# [Code that draws figures]
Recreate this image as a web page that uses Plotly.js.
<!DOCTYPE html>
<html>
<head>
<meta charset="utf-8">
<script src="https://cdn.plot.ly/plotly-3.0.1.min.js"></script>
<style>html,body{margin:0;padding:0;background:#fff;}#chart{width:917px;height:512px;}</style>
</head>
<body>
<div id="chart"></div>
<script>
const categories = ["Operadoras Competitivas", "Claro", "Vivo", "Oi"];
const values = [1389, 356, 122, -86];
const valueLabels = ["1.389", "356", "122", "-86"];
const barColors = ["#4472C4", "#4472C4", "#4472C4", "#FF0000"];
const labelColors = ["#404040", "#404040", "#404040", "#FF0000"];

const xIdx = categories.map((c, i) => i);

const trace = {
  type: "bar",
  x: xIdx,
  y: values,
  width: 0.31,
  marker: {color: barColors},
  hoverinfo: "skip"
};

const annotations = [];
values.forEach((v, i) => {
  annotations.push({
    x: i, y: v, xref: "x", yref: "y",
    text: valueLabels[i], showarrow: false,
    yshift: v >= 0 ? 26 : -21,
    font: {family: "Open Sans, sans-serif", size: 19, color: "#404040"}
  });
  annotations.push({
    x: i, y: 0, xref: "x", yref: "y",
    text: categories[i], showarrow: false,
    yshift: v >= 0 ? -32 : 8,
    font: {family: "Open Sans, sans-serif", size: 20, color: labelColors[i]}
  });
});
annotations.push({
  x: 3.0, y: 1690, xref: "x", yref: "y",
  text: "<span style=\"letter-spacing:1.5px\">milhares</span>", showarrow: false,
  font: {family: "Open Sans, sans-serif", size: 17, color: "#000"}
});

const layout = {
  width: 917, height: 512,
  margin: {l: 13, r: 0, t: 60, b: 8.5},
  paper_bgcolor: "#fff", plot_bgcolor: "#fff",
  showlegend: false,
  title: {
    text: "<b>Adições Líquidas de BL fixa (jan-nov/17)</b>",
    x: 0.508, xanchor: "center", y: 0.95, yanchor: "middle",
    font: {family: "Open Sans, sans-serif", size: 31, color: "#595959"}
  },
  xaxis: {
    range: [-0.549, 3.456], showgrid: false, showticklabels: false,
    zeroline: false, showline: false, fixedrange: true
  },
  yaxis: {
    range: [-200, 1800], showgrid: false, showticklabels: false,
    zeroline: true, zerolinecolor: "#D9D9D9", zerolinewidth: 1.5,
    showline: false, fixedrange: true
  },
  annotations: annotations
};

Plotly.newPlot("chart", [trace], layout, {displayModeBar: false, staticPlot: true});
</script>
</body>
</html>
* * *
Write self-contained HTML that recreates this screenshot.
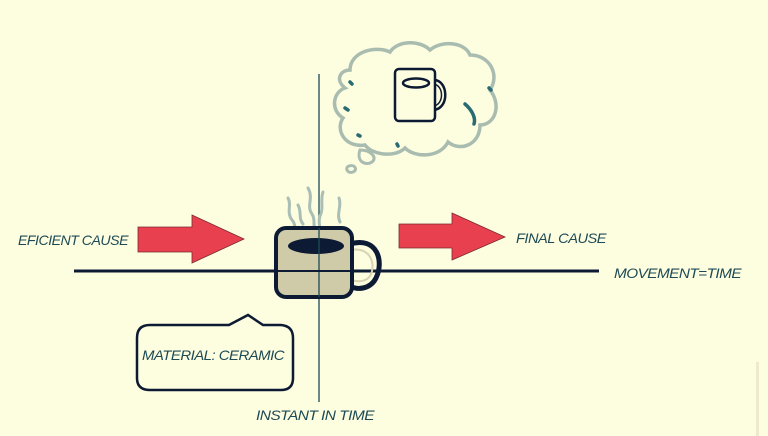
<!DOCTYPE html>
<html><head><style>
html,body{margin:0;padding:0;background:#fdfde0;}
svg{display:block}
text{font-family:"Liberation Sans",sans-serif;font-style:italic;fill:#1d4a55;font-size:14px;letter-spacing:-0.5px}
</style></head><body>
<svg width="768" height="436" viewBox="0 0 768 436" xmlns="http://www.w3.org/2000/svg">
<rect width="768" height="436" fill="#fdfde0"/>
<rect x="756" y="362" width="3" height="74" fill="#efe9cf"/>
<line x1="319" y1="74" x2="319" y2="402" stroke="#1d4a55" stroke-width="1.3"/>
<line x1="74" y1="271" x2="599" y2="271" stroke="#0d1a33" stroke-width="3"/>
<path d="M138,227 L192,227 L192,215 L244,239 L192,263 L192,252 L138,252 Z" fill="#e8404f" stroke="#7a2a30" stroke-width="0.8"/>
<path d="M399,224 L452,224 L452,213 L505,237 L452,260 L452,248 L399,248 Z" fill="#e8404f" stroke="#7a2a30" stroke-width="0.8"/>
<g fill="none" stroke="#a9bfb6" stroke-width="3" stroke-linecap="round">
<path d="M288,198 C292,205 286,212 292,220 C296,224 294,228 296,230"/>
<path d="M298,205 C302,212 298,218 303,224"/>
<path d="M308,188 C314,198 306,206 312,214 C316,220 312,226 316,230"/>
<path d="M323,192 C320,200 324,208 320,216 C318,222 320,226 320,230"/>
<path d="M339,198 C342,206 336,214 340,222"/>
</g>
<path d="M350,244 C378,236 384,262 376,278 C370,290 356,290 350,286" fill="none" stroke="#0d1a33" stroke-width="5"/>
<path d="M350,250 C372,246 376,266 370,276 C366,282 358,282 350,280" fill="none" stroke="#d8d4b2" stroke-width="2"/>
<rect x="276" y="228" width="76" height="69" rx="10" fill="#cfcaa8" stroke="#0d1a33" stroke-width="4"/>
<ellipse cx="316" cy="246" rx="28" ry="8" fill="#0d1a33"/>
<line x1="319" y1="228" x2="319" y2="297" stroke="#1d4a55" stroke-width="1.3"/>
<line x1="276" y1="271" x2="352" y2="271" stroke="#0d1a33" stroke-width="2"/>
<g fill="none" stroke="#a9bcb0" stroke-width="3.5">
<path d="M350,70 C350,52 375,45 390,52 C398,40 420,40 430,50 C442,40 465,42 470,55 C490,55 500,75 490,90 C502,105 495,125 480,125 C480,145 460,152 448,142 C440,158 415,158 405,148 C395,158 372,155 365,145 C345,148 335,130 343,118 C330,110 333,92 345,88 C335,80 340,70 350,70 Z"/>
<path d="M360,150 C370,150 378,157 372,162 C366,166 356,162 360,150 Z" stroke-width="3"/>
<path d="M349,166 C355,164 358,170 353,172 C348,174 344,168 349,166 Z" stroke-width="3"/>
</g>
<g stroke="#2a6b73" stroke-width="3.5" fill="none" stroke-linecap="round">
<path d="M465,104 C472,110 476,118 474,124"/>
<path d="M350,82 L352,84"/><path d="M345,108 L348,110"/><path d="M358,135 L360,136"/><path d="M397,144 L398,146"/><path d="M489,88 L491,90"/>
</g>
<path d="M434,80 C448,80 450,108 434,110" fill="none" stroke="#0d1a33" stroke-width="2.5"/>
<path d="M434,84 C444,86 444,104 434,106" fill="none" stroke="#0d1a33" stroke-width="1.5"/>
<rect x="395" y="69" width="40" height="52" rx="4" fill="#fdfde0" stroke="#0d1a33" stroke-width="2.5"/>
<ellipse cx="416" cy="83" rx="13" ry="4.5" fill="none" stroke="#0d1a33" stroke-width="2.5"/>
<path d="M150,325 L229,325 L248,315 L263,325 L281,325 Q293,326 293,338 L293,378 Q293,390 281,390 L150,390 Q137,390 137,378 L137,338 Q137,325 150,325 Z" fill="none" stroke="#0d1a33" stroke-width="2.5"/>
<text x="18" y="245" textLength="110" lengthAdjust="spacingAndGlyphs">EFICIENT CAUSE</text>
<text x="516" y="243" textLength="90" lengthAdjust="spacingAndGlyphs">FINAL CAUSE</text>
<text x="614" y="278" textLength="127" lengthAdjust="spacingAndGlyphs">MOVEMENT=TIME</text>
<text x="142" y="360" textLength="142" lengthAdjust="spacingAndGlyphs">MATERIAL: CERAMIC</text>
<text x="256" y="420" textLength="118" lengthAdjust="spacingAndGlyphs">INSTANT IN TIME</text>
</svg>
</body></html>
...
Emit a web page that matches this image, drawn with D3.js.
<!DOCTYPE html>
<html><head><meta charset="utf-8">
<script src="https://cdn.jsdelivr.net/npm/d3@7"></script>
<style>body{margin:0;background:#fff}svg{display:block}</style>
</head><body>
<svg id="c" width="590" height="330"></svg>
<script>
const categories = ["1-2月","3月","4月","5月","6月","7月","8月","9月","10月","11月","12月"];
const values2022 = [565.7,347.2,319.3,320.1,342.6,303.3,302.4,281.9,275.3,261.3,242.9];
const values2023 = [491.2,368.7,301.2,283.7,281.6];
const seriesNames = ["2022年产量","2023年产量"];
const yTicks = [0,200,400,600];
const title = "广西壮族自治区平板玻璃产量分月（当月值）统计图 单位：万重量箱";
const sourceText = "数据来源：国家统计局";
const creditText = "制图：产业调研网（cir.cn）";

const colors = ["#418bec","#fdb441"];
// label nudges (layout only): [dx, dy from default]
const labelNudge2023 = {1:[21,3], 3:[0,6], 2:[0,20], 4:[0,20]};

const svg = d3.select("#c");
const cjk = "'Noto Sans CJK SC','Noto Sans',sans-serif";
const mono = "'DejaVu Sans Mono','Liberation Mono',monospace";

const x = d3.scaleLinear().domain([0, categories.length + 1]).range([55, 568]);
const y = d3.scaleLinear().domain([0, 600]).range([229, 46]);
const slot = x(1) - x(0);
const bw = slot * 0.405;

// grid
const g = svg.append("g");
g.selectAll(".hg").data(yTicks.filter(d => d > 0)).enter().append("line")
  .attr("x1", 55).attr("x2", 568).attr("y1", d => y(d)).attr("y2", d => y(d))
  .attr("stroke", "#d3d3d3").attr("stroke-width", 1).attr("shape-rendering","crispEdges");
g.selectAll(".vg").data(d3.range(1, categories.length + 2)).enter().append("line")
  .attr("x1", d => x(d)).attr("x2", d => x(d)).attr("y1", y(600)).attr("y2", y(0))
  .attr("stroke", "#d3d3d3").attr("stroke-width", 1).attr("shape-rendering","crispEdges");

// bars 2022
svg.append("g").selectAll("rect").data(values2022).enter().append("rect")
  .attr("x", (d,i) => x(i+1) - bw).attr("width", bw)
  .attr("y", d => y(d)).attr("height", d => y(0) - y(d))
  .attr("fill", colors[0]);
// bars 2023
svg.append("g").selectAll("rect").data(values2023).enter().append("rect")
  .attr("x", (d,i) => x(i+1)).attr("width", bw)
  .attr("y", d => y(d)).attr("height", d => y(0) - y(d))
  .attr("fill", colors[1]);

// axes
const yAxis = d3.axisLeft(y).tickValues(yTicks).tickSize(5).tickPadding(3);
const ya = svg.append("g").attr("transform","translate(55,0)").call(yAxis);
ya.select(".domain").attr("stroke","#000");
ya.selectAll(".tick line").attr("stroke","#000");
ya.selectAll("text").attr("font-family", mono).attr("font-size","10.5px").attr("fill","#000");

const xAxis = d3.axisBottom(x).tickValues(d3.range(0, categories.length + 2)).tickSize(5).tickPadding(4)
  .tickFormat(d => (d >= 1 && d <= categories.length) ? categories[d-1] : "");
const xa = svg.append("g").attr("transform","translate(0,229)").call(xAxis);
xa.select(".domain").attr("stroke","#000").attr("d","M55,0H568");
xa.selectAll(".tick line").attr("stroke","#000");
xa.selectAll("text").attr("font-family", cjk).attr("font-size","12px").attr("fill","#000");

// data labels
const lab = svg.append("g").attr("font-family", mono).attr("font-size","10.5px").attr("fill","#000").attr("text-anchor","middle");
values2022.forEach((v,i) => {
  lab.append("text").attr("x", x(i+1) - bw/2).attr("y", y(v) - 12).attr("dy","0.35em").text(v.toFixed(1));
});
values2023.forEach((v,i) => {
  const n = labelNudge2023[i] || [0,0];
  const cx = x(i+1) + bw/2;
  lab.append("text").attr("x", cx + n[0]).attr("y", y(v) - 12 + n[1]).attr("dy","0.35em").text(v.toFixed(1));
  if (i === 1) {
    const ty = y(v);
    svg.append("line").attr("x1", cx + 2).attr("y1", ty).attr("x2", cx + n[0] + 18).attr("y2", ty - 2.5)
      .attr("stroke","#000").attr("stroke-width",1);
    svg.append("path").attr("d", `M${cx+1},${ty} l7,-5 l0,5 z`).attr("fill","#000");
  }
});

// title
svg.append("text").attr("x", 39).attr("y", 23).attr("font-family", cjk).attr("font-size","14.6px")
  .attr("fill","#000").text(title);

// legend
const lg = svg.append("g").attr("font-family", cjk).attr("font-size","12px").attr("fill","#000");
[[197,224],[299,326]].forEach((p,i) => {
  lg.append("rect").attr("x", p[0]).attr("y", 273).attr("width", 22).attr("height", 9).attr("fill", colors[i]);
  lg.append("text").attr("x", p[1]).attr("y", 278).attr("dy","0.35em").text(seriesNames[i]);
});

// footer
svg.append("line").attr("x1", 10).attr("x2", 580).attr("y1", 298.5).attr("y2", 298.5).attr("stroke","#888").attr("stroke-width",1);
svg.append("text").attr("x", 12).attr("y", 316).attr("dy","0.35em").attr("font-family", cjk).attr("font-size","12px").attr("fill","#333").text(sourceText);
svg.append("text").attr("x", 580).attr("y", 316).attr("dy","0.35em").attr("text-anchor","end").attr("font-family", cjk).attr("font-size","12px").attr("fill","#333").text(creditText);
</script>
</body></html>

# [Instructions to follow]
Within the listing above, locate the line containing "Recreate this image" and the line containing "const xIdx = categories.map((c, i) => i);". Reproduce those two lines and all lines between them exactly, with nothing added.

# [Response below]
Recreate this image as a web page that uses Plotly.js.
<!DOCTYPE html>
<html>
<head>
<meta charset="utf-8">
<script src="https://cdn.plot.ly/plotly-3.0.1.min.js"></script>
<style>html,body{margin:0;padding:0;background:#fff;}#chart{width:917px;height:512px;}</style>
</head>
<body>
<div id="chart"></div>
<script>
const categories = ["Operadoras Competitivas", "Claro", "Vivo", "Oi"];
const values = [1389, 356, 122, -86];
const valueLabels = ["1.389", "356", "122", "-86"];
const barColors = ["#4472C4", "#4472C4", "#4472C4", "#FF0000"];
const labelColors = ["#404040", "#404040", "#404040", "#FF0000"];

const xIdx = categories.map((c, i) => i);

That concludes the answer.